The insurgent moment is therefore of the nature of the event: a lot of dreams and organizational efforts go into it but in essence it is something unplanned and difficult to capture within a system of rules because rules are precisely what are being put into question. This is the common trait of recent experiences of rebellion from Egypt to Spain to the various “Occupy” actions. As mentioned above, they are “the tracing of a vanishing difference.” But we shouldn’t conclude from this that the evanescent nature of insurgencies makes them irrelevant or turns them into a way of blowing off steam without changing much of our everyday life. They are not irrelevant. The occupation of public space gives visibility to a cause that defines itself on the go and functions both as a catalyst for public opinion and an energizer of sympathetic voices. These experiences have been pivotal for the inclusion of inequality, economic injustice, corruption, impunity, and the deficit of participation and accountability in the public conversation. To return to McLuhan, content is not irrelevant but it is not all that important either: the medium is the message because it sets out to reconfigure the lived environment. Similarly, the insurgencies rather than their proposals are the plan because they aim to modify the boundaries of the given and the narratives through which we make sense of it. Occupations and the general assemblies they trigger are the iconic, visible trait of rebellions that will eventually fizzle or morph into other modes of collective action.

Does this mean that the goal of insurgencies is to become mainstream politics? Not really. Governing or becoming government may be the desired outcome of their actions. This is possible because all rebellions exhibit a diversity of tendencies, including those that want plans and blueprints of the future. But becoming government cannot be their destination. If it were, we would be forced to speak of a continuum between emancipatory revolts and the administration of a new status quo. This in turn would authorize critics to fault insurgencies for having no policies at hand. So, let me say it very clearly: insurgencies are no more, and no less, than the aforementioned “tracing of a vanishing difference,” the vanishing mediators that put the present state of affairs into contact with other possible worlds. Theirs is a structural evanescence, not an accident that may or may not occur.

The Spectral Remainder of Insurgencies: A Material Afterlife

Let us turn now to the aftermath of these movements. I have mentioned repeatedly that the fact of their occurrence is already significant.

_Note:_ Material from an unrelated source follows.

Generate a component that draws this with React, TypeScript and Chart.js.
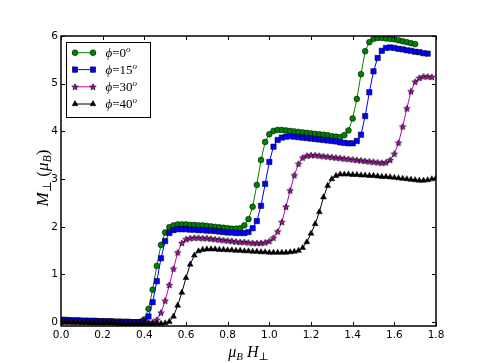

Many of the revolts we have been discussing will fail if we measure success in terms of regime change (assuming we agree on the critical mass of change required for us to speak of meaningful change). But even if they fail, or vanish as misfires, they will have had a spectral remainder. Immanuel Wallerstein coincides with this claim when he describes the impact of OWS. He describes the movement as “the most important political happening in the United States since the uprisings in 1968, whose direct descendant or continuation it is.” (Wallerstein 2011). He concludes by saying that it will have succeeded and left a legacy even if it peters out due to exhaustion or repression (Wallerstein 2011).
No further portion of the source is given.